Interesting morning shooting with the Royal Parks Shires on two levels. Firstly watching Tanya driving Heath and Tom as they rolled the bracken in the park made for some good pictures and the reason behind the task was interesting. Richmond Park is an interesting area because, like a lot of areas that are used for deer herds, It’s cleared ancient forest and if left unchecked the bracken would expand on the acid soil and block everything. However, it can’t just be rooted up as it provides important habitat and cover for lots of diverse wildlife, from the does with their fauns down to butterflies. The answer is to roll it, this breaks the stems an the plants effort goes in to repairing rather than growing and is the solution to the problem. As this is unploughed, unimproved land with and hills etc. It’s almost impossible to do this with a tractor but the shire horses make light work of it.
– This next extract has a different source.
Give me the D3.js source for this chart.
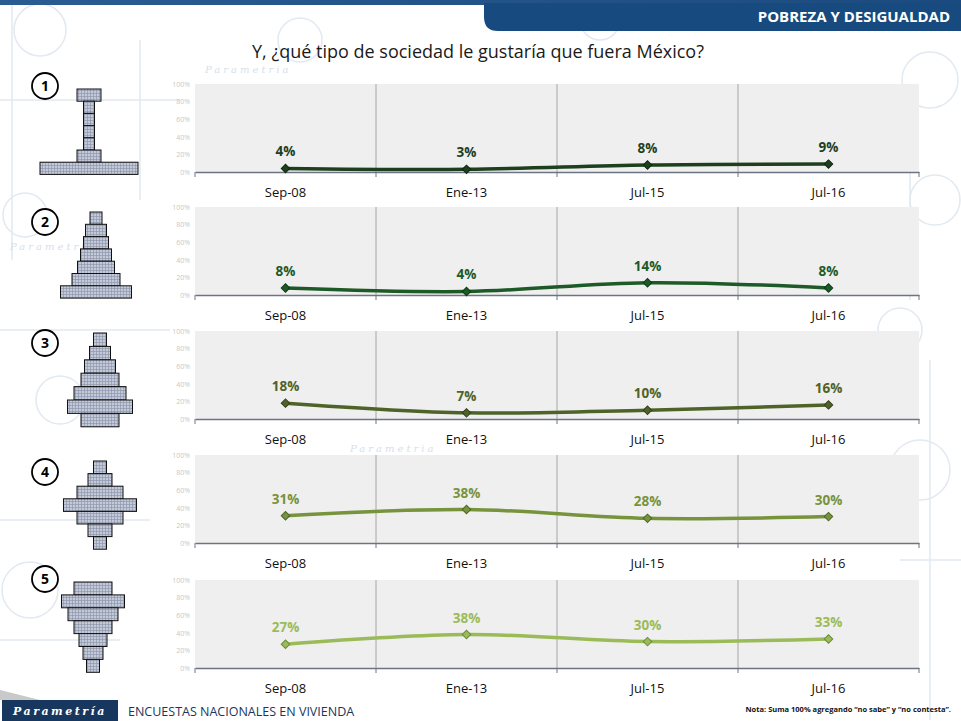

From a photographic point of view it was interesting too. I picked up the Fujinon f:1.2 56mm lends on Tuesday and am now carrying three primes as my day to day kit. The three zooms and the 1.4 converter are on hand for press, commercial and PR type shooting, but for reportage, I use the 14mm 2.8, the 35mm 1.4 and the aforementioned 56mm. Now it occurred to me today that this equates, to the same focal lengths I carried in pre digital days when shooting on my Lecias. Thinking about this, I deidedto go the whole hog and put X-Pro 2s into manual mode. I thought that to set the ISO 400 and control the image totally couldn’t be a bad thing. About halfway through the shoot, I realised I had an grin on my face from ear to ear and I was thoroughly enjoying the control of the image.
When I got back to the Mac, I looked at the images and the grin came right back. settling in for the normal post production in Photoshop, I realised there was little if any to do as the images were exactly as I wanted them to be, straight out of the camera. With the very minimum of “Burning and Dodging” every thing was done and another chapter of the book on ” The Last Herd” was in the can.
Just a note on the 56mm 1.2, this lens is bitingly sharp where you need it to be and yet has a smooth ‘Bokeh” or out of focus area when used at large apertures. I would really recommend it to anyone wanting both a short telephoto and a portrait lens.